Interesting that in the 'Daily Telegraph', there is an article that the BLM organisers are in the Supreme Court, fighting against the NSW police from stopping the event to be held in 5 days.
Meanwhile I can't find a thing about it in the SMH, confusing when you consider the public interest angle, one would have thought the SMH would have run it .
 
Zero scientific proof.
The USA's positivity and death rates are increasing, and it's moved from autumn to summer - so getting hotter means more deaths!
Here's what has been happening in Mexico as summer came around:
View attachment 106356

About the best we can say is that in cold winters people generally are more susceptible to colds and viruses.

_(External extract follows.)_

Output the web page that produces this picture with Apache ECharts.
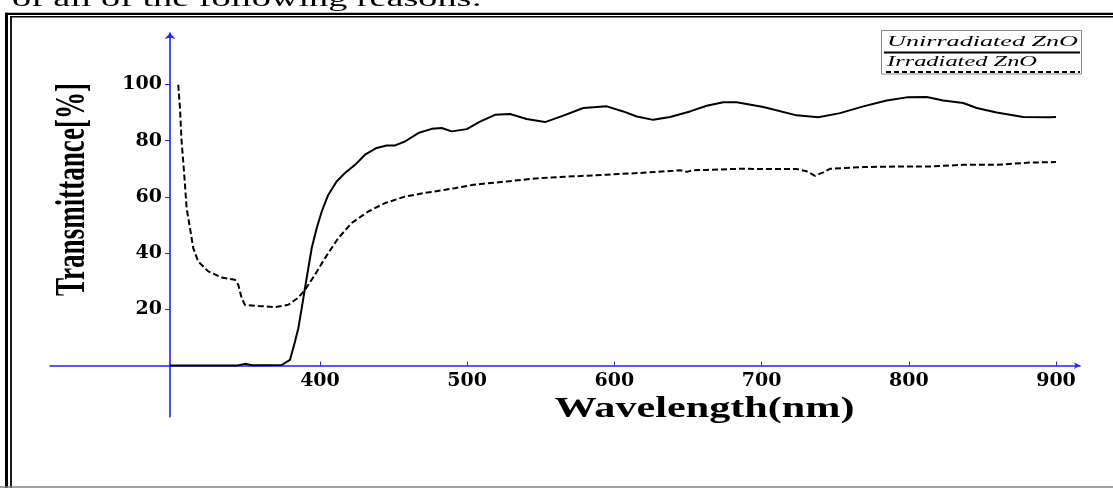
<!DOCTYPE html>
<html><head><meta charset="utf-8">
<script src="https://cdn.jsdelivr.net/npm/echarts@6/dist/echarts.min.js"></script>
<style>html,body{margin:0;padding:0;background:#fff}#c{width:1113px;height:488px}</style>
</head><body><div id="c"></div>
<script>
// ---------- data ----------
const seriesNames = ['Unirradiated ZnO', 'Irradiated ZnO'];
const unirradiatedWavelength = [298, 344, 349, 354, 374, 379.6, 383, 385.3, 387.6, 389.8, 392.1, 394.4, 397.8, 401.2, 405.6, 411.3, 417, 423.8, 430.6, 438.5, 445.3, 451, 457.7, 466.8, 475.9, 482.7, 489.5, 499.7, 508.7, 518.9, 529.1, 540.4, 552.9, 565.3, 578.9, 594.8, 606, 615.2, 626.4, 637.8, 651.4, 662.7, 674, 683.1, 701.2, 723.8, 738.5, 753.3, 769.1, 785, 798.6, 812.2, 823.4, 837, 846.1, 859.7, 877.8, 895.9, 900];
const unirradiatedT = [0, 0, 0.6, 0.1, 0.2, 2, 8.5, 13.3, 20.4, 27.5, 34.7, 41.8, 48.9, 54.8, 60.7, 65.5, 68.5, 71.4, 75, 77.4, 78.3, 78.3, 79.7, 82.7, 84.2, 84.5, 83.3, 84.1, 86.8, 89.2, 89.5, 87.7, 86.6, 88.9, 91.6, 92.2, 90.4, 88.6, 87.4, 88.4, 90.4, 92.4, 93.7, 93.7, 92.0, 89.0, 88.3, 89.8, 92.2, 94.3, 95.4, 95.5, 94.3, 93.4, 91.6, 90.0, 88.4, 88.3, 88.4];
const irradiatedWavelength = [303.7, 304.9, 306, 307.1, 308.3, 309.4, 311.7, 313.9, 317.3, 324.1, 333.2, 342.3, 344.5, 346.8, 349, 358.1, 369.4, 378.5, 385.3, 389.8, 396.6, 403.4, 412.4, 421.5, 432.8, 444.2, 457.7, 471.3, 484.9, 491.7, 504.1, 526.8, 549.5, 572.1, 594.8, 617.4, 640, 644.6, 649.1, 653.4, 662.7, 685.3, 701.2, 723.8, 730.6, 736.3, 741.9, 746.5, 769.1, 791.8, 814.4, 837, 859.7, 882.3, 900];
const irradiatedT = [99.9, 91.6, 79.7, 72.6, 64.3, 56, 48.9, 41.8, 37, 33.5, 31.3, 30.5, 28.7, 24, 21.6, 21.2, 20.8, 21.6, 24.2, 26.9, 32.3, 38.2, 45.3, 50.7, 54.8, 57.8, 60.1, 61.4, 62.5, 63.1, 64.3, 65.5, 66.7, 67.3, 67.9, 68.5, 69.3, 69.5, 68.9, 69.5, 69.6, 70.0, 69.9, 69.9, 69.1, 67.5, 68.7, 70.0, 70.6, 70.8, 70.8, 71.4, 71.4, 72.2, 72.4];
const xTickValues = [400, 500, 600, 700, 800, 900];
const yTickValues = [20, 40, 60, 80, 100];
const xAxisTitle = 'Wavelength(nm)';
const yAxisTitle = 'Transmittance[%]';
const pageText = 'of all of the following reasons:';

// ---------- helpers ----------
const mctx = document.createElement('canvas').getContext('2d');
function fitScale(font, text, target) { mctx.font = font; return target / mctx.measureText(text).width; }
function zip(a, b) { return a.map((v, i) => [v, b[i]]); }

const AX = '#2020ff';
const labelFont = { fontFamily: 'DejaVu Serif', fontWeight: 'bold', fontSize: 19, color: '#000' };

const fYT = 'bold 42px "Liberation Serif"';
const fXT = 'bold 30px "Liberation Serif"';
const fLeg = 'italic 15px "Liberation Serif"';
const fPage = '24px "Liberation Serif"';

const chart = echarts.init(document.getElementById('c'), null, { renderer: 'canvas' });
chart.setOption({
  animation: false,
  backgroundColor: '#fff',
  grid: { left: 50, right: 33, top: 33, bottom: 71.3, containLabel: false, outerBoundsMode: 'none' },
  xAxis: {
    type: 'value', min: 216.6, max: 916.3, position: 'bottom', offset: -51.1,
    axisLine: { onZero: false, symbol: ['none', 'arrow'], symbolSize: [5, 6], lineStyle: { color: AX, width: 1.6 } },
    axisTick: { customValues: xTickValues, inside: true, length: 4, lineStyle: { color: AX, width: 1 } },
    axisLabel: Object.assign({ customValues: xTickValues, margin: 6 }, labelFont),
    splitLine: { show: false }
  },
  yAxis: {
    type: 'value', min: -18.2, max: 118.3, position: 'left', offset: -120,
    axisLine: { onZero: false, symbol: ['none', 'arrow'], symbolSize: [8, 6], lineStyle: { color: AX, width: 1.6 } },
    axisTick: { customValues: yTickValues, inside: false, length: 5, lineStyle: { color: AX, width: 1 } },
    axisLabel: Object.assign({ customValues: yTickValues, margin: 8 }, labelFont),
    splitLine: { show: false }
  },
  series: [
    { name: seriesNames[0], type: 'line', data: zip(unirradiatedWavelength, unirradiatedT), showSymbol: false, symbol: 'none',
      lineStyle: { color: '#000', width: 2 }, itemStyle: { color: '#000' }, clip: false },
    { name: seriesNames[1], type: 'line', data: zip(irradiatedWavelength, irradiatedT), showSymbol: false, symbol: 'none',
      lineStyle: { color: '#000', width: 2, type: [6, 3] }, itemStyle: { color: '#000' }, clip: false }
  ],
  graphic: [
    // page frame (double rule)
    { type: 'line', silent: true, shape: { x1: 6.5, y1: 12.7, x2: 6.5, y2: 488 }, style: { stroke: '#000', lineWidth: 3 } },
    { type: 'line', silent: true, shape: { x1: 11, y1: 16.8, x2: 11, y2: 488 }, style: { stroke: '#000', lineWidth: 1.8 } },
    { type: 'line', silent: true, shape: { x1: 5, y1: 13.8, x2: 1113, y2: 13.8 }, style: { stroke: '#000', lineWidth: 2.3 } },
    { type: 'line', silent: true, shape: { x1: 10, y1: 16.8, x2: 1113, y2: 16.8 }, style: { stroke: '#000', lineWidth: 1.6 } },
    { type: 'line', silent: true, shape: { x1: 0, y1: 487, x2: 1113, y2: 487 }, style: { stroke: '#808080', lineWidth: 1.5 } },
    // cut-off page text at top
    { type: 'text', silent: true, x: 12, y: -0.5, scaleX: fitScale(fPage, pageText, 470),
      style: { text: pageText, font: fPage, fill: '#000', textAlign: 'left', textVerticalAlign: 'middle' } },
    // axis titles
    { type: 'text', silent: true, x: 73, y: 189.5, rotation: Math.PI / 2, scaleX: fitScale(fYT, yAxisTitle, 213),
      style: { text: yAxisTitle, font: fYT, fill: '#000', textAlign: 'center', textVerticalAlign: 'middle' } },
    { type: 'text', silent: true, x: 704.5, y: 409.5, scaleX: fitScale(fXT, xAxisTitle, 300),
      style: { text: xAxisTitle, font: fXT, fill: '#000', textAlign: 'center', textVerticalAlign: 'middle' } },
    // legend
    { type: 'rect', silent: true, shape: { x: 881.5, y: 30.5, width: 200, height: 43.5 }, style: { fill: '#fff', stroke: '#8a8a8a', lineWidth: 1 } },
    { type: 'text', silent: true, x: 887, y: 41.7, scaleX: fitScale(fLeg, seriesNames[0], 191),
      style: { text: seriesNames[0], font: fLeg, fill: '#000', textAlign: 'left', textVerticalAlign: 'middle' } },
    { type: 'line', silent: true, shape: { x1: 884, y1: 52.5, x2: 1080, y2: 52.5 }, style: { stroke: '#000', lineWidth: 1.8 } },
    { type: 'text', silent: true, x: 887, y: 62.3, scaleX: fitScale(fLeg, seriesNames[1], 150),
      style: { text: seriesNames[1], font: fLeg, fill: '#000', textAlign: 'left', textVerticalAlign: 'middle' } },
    { type: 'line', silent: true, shape: { x1: 886, y1: 72, x2: 1080, y2: 72 }, style: { stroke: '#000', lineWidth: 1.8, lineDash: [5, 3] } }
  ]
});
</script>
</body></html>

However, viral transmission is not reliant on temperature and, in the case of COV19, clearly related to "behaviour" and poor mitigation controls.

Unlike the flu season being winter COV19 appears to be 12 months of the year.

What I find amazing is the opinion its not much more than a bad flu is still around while thousands of medical staff world wide have died of COV19 yet those numbers don't exist for any flu.
 
Unlike the flu season being winter COV19 appears to be 12 months of the year.

What I find amazing is the opinion its not much more than a bad flu is still around while thousands of medical staff world wide have died of COV19 yet those numbers don't exist for any flu.
As I said, "spread" is about behaviour/mitigation strategies as the data for Australia already shows the common flu has not resulted in the usual death rate.
The sad thing about some of the posts in this thread is the reluctance to appreciate the severity of COV19 over the flu in terms of infection rate, recovery duration, medical intervention requirement, stress on hospital systems, morbidity, and that's aside from the attendant economic consequences related to workers and workplaces and, ultimately GDP loss.